BEGIN

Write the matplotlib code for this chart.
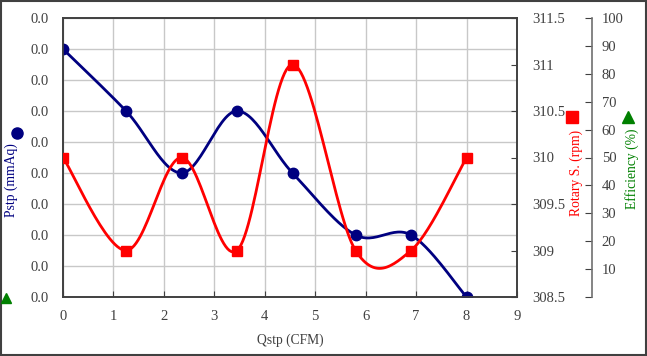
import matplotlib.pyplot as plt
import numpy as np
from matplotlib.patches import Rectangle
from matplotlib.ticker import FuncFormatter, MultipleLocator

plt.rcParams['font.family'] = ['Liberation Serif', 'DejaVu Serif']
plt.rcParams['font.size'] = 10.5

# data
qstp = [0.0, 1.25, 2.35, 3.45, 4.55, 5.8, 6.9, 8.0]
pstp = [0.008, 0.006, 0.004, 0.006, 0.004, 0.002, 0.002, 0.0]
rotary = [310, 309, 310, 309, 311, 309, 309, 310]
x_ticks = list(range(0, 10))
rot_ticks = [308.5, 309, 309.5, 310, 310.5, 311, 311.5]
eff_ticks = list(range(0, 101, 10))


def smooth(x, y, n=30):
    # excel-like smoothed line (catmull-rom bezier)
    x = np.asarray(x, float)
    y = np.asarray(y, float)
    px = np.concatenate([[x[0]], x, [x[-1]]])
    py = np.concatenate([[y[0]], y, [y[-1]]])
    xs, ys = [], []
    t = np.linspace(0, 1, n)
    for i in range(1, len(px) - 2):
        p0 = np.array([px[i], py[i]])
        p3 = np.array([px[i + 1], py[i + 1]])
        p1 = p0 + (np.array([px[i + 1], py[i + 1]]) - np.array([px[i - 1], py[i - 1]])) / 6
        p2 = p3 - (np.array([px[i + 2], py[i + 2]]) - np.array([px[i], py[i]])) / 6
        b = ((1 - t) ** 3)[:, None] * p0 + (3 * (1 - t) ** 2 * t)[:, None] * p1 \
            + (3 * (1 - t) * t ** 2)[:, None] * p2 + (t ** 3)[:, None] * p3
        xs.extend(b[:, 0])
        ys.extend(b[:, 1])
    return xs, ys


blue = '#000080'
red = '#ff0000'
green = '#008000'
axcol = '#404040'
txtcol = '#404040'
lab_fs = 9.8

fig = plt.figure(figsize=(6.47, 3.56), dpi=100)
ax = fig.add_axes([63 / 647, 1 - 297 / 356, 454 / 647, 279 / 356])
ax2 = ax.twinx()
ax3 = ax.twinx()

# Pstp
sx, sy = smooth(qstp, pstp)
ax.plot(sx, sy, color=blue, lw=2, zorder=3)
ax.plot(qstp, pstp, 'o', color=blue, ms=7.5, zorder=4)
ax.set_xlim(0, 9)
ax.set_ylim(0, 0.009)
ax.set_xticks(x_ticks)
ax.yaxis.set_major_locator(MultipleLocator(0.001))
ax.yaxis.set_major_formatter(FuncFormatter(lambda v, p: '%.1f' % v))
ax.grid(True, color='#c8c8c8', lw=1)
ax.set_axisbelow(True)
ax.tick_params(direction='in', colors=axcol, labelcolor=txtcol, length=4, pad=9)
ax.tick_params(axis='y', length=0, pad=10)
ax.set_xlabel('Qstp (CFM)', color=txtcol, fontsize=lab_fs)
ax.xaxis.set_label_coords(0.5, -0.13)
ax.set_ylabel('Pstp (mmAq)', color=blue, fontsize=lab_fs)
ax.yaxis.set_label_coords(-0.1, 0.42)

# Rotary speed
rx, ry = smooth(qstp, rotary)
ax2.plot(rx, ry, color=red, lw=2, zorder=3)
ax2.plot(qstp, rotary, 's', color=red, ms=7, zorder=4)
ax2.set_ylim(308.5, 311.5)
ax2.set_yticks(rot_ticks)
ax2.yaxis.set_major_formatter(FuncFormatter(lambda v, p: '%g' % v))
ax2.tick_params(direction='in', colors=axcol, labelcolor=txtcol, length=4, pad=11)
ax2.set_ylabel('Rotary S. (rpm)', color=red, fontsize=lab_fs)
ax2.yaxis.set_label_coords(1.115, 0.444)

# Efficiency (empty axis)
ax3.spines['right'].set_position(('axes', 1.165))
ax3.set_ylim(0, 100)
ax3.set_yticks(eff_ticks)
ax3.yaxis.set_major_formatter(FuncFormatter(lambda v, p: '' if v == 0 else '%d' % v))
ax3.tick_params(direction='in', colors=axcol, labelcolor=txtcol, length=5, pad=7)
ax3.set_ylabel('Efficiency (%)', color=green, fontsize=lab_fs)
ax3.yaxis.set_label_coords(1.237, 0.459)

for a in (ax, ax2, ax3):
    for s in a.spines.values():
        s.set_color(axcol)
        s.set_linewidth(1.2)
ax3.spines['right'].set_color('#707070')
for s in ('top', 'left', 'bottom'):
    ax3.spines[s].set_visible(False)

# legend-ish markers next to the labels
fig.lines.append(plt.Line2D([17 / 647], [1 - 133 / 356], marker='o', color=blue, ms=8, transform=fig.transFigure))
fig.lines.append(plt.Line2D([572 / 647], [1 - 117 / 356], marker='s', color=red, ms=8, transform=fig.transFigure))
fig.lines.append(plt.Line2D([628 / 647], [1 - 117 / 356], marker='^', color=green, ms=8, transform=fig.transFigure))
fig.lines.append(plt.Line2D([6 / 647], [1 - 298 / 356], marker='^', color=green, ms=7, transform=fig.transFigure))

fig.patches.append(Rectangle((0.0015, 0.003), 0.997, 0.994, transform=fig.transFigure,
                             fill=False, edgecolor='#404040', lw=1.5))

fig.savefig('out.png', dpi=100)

END

DO THIS
Pull every line containing the word "matplotlib" out of the material and copy it.

SOLUTION FOR THIS TASK
Write the matplotlib code for this chart.
import matplotlib.pyplot as plt
from matplotlib.patches import Rectangle
from matplotlib.ticker import FuncFormatter, MultipleLocator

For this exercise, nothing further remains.